As the novel concludes, Bond makes a risky scuba diving venture through shark-infested waters in order to plant an explosive on Mr. Big’s yacht (Bond also spots a secret cave where the treasure is likely hidden), but after doing so Bond quickly gets into a silly tussle with an octopus which gets him caught by Mr. Big’s men. Bond and Solitaire are then tied to a line which is dragged off the back of his yacht until the explosion suddenly strikes, killing most of Mr. Big’s henchmen. Those that survive meet a remarkably grisly demise as sharks and barracuda feast on their flesh –we are given a particularly bloody account of Mr. Big’s bloody end. Bond and Solitaire are then rescued by Quarrel and Bond recovers in a hospital.

“Never before in his life had there been so much to play for. The secret of the treasure, the defeat of a great criminal, the smashing of a Communist spy ring, and the destruction of a tentacle of SMERSH, the cruel machine that was his own private target” (177-178).

Live and Let Die is a change of pace from Bond’s classier debut in Casino Royale. From odd beliefs in zombies and voodoo cults, to uncomfortable racial tropes and a slightly warmer, more romantic Bond even though the ghost of Vesper Lynd is entirely absent in the novel (“when the time comes I want to be alone with you, with all the time in the world”), Live and Let Die is a sophomoric effort in my view. Strangely enough, I greatly enjoyed the moments of background exposition, especially the classified information provided by the CIA or MI6, and as in Casino Royale I appreciated the latent paranoia underlying Bond’s coded phone call to MI6 following Felix Leiter’s injury. These moments stand out as Cold war literature at its finest.

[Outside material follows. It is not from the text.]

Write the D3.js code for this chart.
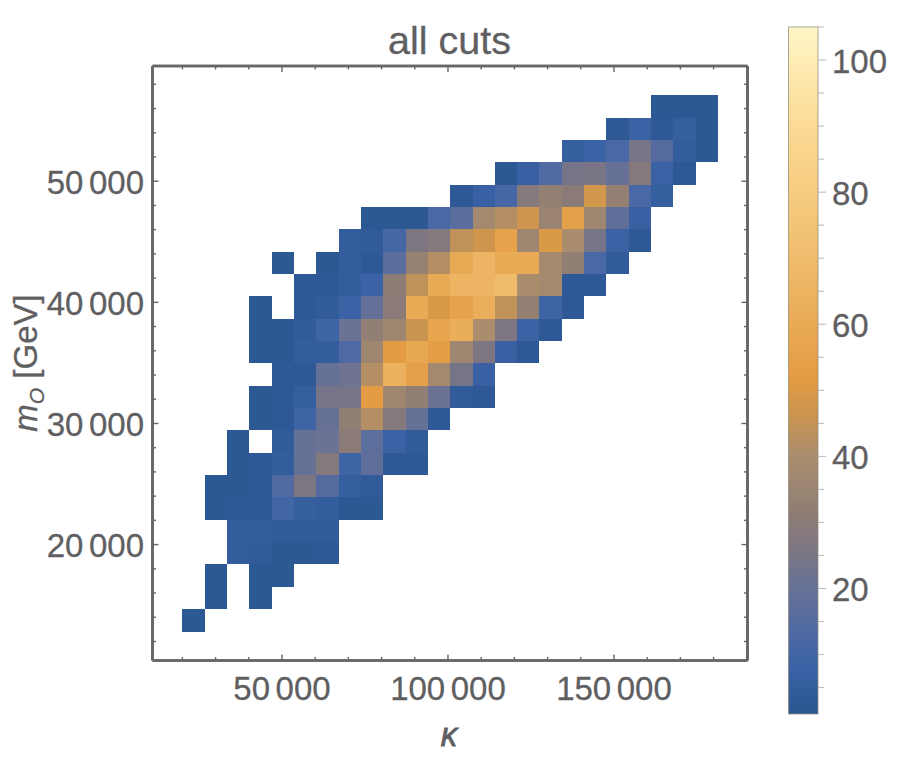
<!DOCTYPE html>
<html>
<head>
<meta charset="utf-8">
<script src="https://cdn.jsdelivr.net/npm/d3@7"></script>
<style>
html,body{margin:0;padding:0;background:#fff}
svg{display:block}
text{font-family:"Liberation Sans",Arial,sans-serif;fill:#5f5f62;stroke:#5f5f62;stroke-width:0.3px}
</style>
</head>
<body>
<svg id="c" width="899" height="772"></svg>
<script>
const titleText = "all cuts";
const kappaStart = 20000, kappaStep = 6723;
const massStart = 12822, massStep = 1845;
const xMajor = [50000, 100000, 150000];
const xMinor = [20000,30000,40000,60000,70000,80000,90000,110000,120000,130000,140000,160000,170000,180000,190000];
const yMajor = [20000, 30000, 40000, 50000];
const yMinor = [12000,14000,16000,18000,22000,24000,26000,28000,32000,34000,36000,38000,42000,44000,46000,48000,52000,54000,56000,58000];
const legendMajor = [20, 40, 60, 80, 100];
const legendMinor = [5,10,15,25,30,35,45,50,55,65,70,75,85,90,95,105];
const rampValues = [1, 8, 12, 20, 26, 32, 40, 46, 52, 60, 70, 80, 90, 100, 105];
const rampColors = ["#2a5690","#3a62a5","#4a68a6","#677196","#7d7682","#917e74","#aa8d6d","#c8944f","#e39c43","#e9aa55","#efbc6c","#f6cc80","#fbda95","#ffedb5","#fff6c9"];
// rows from bottom to top, columns from left to right, 0 = empty bin
const counts = [
 [2,0,0,0,0,0,0,0,0,0,0,0,0,0,0,0,0,0,0,0,0,0,0,0],
 [0,2,0,2,0,0,0,0,0,0,0,0,0,0,0,0,0,0,0,0,0,0,0,0],
 [0,2,0,2,2,0,0,0,0,0,0,0,0,0,0,0,0,0,0,0,0,0,0,0],
 [0,0,5,4,2,2,3,0,0,0,0,0,0,0,0,0,0,0,0,0,0,0,0,0],
 [0,0,5,5,4,4,4,0,0,0,0,0,0,0,0,0,0,0,0,0,0,0,0,0],
 [0,2,3,3,10,6,5,2,2,0,0,0,0,0,0,0,0,0,0,0,0,0,0,0],
 [0,2,2,3,14,26,15,6,4,0,0,0,0,0,0,0,0,0,0,0,0,0,0,0],
 [0,0,2,3,5,20,28,9,18,3,3,0,0,0,0,0,0,0,0,0,0,0,0,0],
 [0,0,2,0,4,20,21,30,17,8,4,0,0,0,0,0,0,0,0,0,0,0,0,0],
 [0,0,0,2,3,9,20,32,42,28,20,3,0,0,0,0,0,0,0,0,0,0,0,0],
 [0,0,0,2,3,6,24,24,52,36,32,21,4,3,0,0,0,0,0,0,0,0,0,0],
 [0,0,0,0,3,3,20,22,42,64,55,38,24,7,0,0,0,0,0,0,0,0,0,0],
 [0,0,0,2,2,5,5,13,36,52,58,53,36,26,7,3,0,0,0,0,0,0,0,0],
 [0,0,0,2,2,4,9,21,32,36,46,57,62,40,26,8,3,0,0,0,0,0,0,0],
 [0,0,0,2,0,3,4,8,19,30,60,50,56,63,44,33,9,3,0,0,0,0,0,0],
 [0,0,0,0,0,3,3,5,8,31,44,60,66,66,70,40,38,3,3,0,0,0,0,0],
 [0,0,0,0,2,0,2,5,3,16,34,42,60,66,60,60,38,32,12,4,0,0,0,0],
 [0,0,0,0,0,0,0,5,4,11,26,28,44,47,56,36,50,40,24,8,3,0,0,0],
 [0,0,0,0,0,0,0,0,2,2,2,12,16,38,42,47,35,55,36,18,7,0,0,0],
 [0,0,0,0,0,0,0,0,0,0,0,0,3,7,11,28,33,30,48,33,12,6,0,0],
 [0,0,0,0,0,0,0,0,0,0,0,0,0,0,2,7,14,24,25,20,28,8,3,0],
 [0,0,0,0,0,0,0,0,0,0,0,0,0,0,0,0,0,6,8,12,24,15,5,2],
 [0,0,0,0,0,0,0,0,0,0,0,0,0,0,0,0,0,0,0,3,8,3,6,2],
 [0,0,0,0,0,0,0,0,0,0,0,0,0,0,0,0,0,0,0,0,0,2,2,2]
];

const frame = {left:152.5, right:747.5, top:66, bottom:660.5};
const bar = {left:788.5, right:818, top:27, bottom:714};
const ink = "#666668";
const svg = d3.select("#c");
const x = d3.scaleLinear().domain([11000,190220]).range([frame.left,frame.right]);
const y = d3.scaleLinear().domain([10430,59513]).range([frame.bottom,frame.top]);
const color = d3.scaleLinear().domain(rampValues).range(rampColors).interpolate(d3.interpolateRgb).clamp(true);
const fmt = d => String(d).replace(/(\d{3})$/, "\u2006$1");

// heat cells
const cells = counts.flatMap((row,j) => row.map((v,i) => ({i,j,v}))).filter(d => d.v > 0);
svg.append("g").attr("shape-rendering","crispEdges").selectAll("rect").data(cells).join("rect")
  .attr("x", d => x(kappaStart + d.i*kappaStep))
  .attr("width", d => x(kappaStart + (d.i+1)*kappaStep) - x(kappaStart + d.i*kappaStep))
  .attr("y", d => y(massStart + (d.j+1)*massStep))
  .attr("height", d => y(massStart + d.j*massStep) - y(massStart + (d.j+1)*massStep))
  .attr("fill", d => color(d.v));

// frame axes
function style(g, w){
  g.selectAll(".domain").attr("stroke",ink).attr("stroke-width",w);
  g.selectAll(".tick line").attr("stroke",ink).attr("stroke-width",1.4);
}
function addAxis(fn, scale, tr, vals, size, labels){
  const ax = fn(scale).offset(0).tickValues(vals).tickSizeOuter(0).tickSizeInner(-size).tickPadding(labels?17:0);
  ax.tickFormat(labels ? fmt : () => "");
  const g = svg.append("g").attr("transform",tr).call(ax);
  style(g, 2.6);
  g.selectAll("text").style("font-size","33px").attr("font-family",null);
  return g;
}
addAxis(d3.axisBottom, x, `translate(0,${frame.bottom})`, xMinor, 3.5, false);
addAxis(d3.axisBottom, x, `translate(0,${frame.bottom})`, xMajor, 6, true).selectAll("text").attr("y",16);
addAxis(d3.axisTop, x, `translate(0,${frame.top})`, xMinor, 3.5, false);
addAxis(d3.axisTop, x, `translate(0,${frame.top})`, xMajor, 6, false);
addAxis(d3.axisLeft, y, `translate(${frame.left},0)`, yMinor, 3.5, false);
addAxis(d3.axisLeft, y, `translate(${frame.left},0)`, yMajor, 6, true).selectAll("text").attr("x",-8.5).attr("dy","0.38em");
addAxis(d3.axisRight, y, `translate(${frame.right},0)`, yMinor, 3.5, false);
addAxis(d3.axisRight, y, `translate(${frame.right},0)`, yMajor, 6, false);

// titles
svg.append("text").attr("x",449.5).attr("y",54).attr("text-anchor","middle").style("font-size","39.5px").text(titleText);
svg.append("text").attr("x",449).attr("y",746).attr("text-anchor","middle")
  .style("font-size","33px").style("font-style","italic").style("stroke-width","0.8px").text("κ");
const yl = svg.append("text").attr("transform","translate(37,363) rotate(-90)").attr("text-anchor","middle").style("font-size","33px");
yl.append("tspan").style("font-style","italic").text("m");
yl.append("tspan").style("font-style","italic").style("font-size","21px").attr("dy",7).text("O");
yl.append("tspan").attr("dy",-7).text(" [GeV]");

// colour bar
const ly = d3.scaleLinear().domain([1,105]).range([bar.bottom,bar.top]);
const grad = svg.append("defs").append("linearGradient").attr("id","ramp").attr("x1",0).attr("x2",0).attr("y1",1).attr("y2",0);
grad.selectAll("stop").data(rampValues).join("stop")
  .attr("offset", d => (d-1)/104).attr("stop-color", d => color(d));
svg.append("rect").attr("x",bar.left).attr("y",bar.top).attr("width",bar.right-bar.left).attr("height",bar.bottom-bar.top)
  .attr("fill","url(#ramp)").attr("stroke","#8f8a7c").attr("stroke-width",1).attr("stroke-opacity",0.75);
const lm = svg.append("g").attr("transform",`translate(${bar.right},0)`)
  .call(d3.axisRight(ly).offset(0).tickValues(legendMinor).tickSizeOuter(0).tickSize(6).tickFormat(() => ""));
lm.select(".domain").remove();
lm.selectAll(".tick line").attr("stroke","#b8b8b8");
const lM = svg.append("g").attr("transform",`translate(${bar.right},0)`)
  .call(d3.axisRight(ly).offset(0).tickValues(legendMajor).tickSizeOuter(0).tickSize(8).tickPadding(6));
lM.select(".domain").remove();
lM.selectAll(".tick line").attr("stroke","#b8b8b8");
lM.selectAll("text").style("font-size","33px").attr("font-family",null).attr("dy","0.38em");
svg.selectAll("g").attr("font-family",null);
</script>
</body>
</html>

I liked the exotic locale of Jamaica in this novel. There are lots of interesting allusions to the age of exploration, from Christopher Columbus to Henry Morgan: “Here, because of the huge coastal swamps, nothing has happened since Columbus used Manatee Bay as a casual anchorage. Jamaican fishermen have taken the place of the Arawak Indians, but otherwise there is the impression that time has stood still” (172). Apparently, Bond knows Jamaica well, he visited the island once on an extended assignment after the war when the communists tried to infiltrate the Jamaican labor unions. I imagine Ian Fleming deeply enjoyed writing these scenes while sitting on the veranda of his tropical Goldeneye estate in Jamaica.

There are several differences between the book and the 1973 movie –the pirate gold is replaced in the movie with an underground heroin ring, and an additional character called Dr. Kananga is featured in the film as a front for Mr. Big. I would submit that both the movie and the book, though considerably different, are both mediocre outings for Mr. Bond and thus not essential reading/viewing for the casual James Bond fan.


Fleming, Ian. Live and Let Die. Thomas & Mercer in Las Vegas, NV c/o Ian Fleming Publications Ltd. 1954 (republished in 2012). Paperback edition.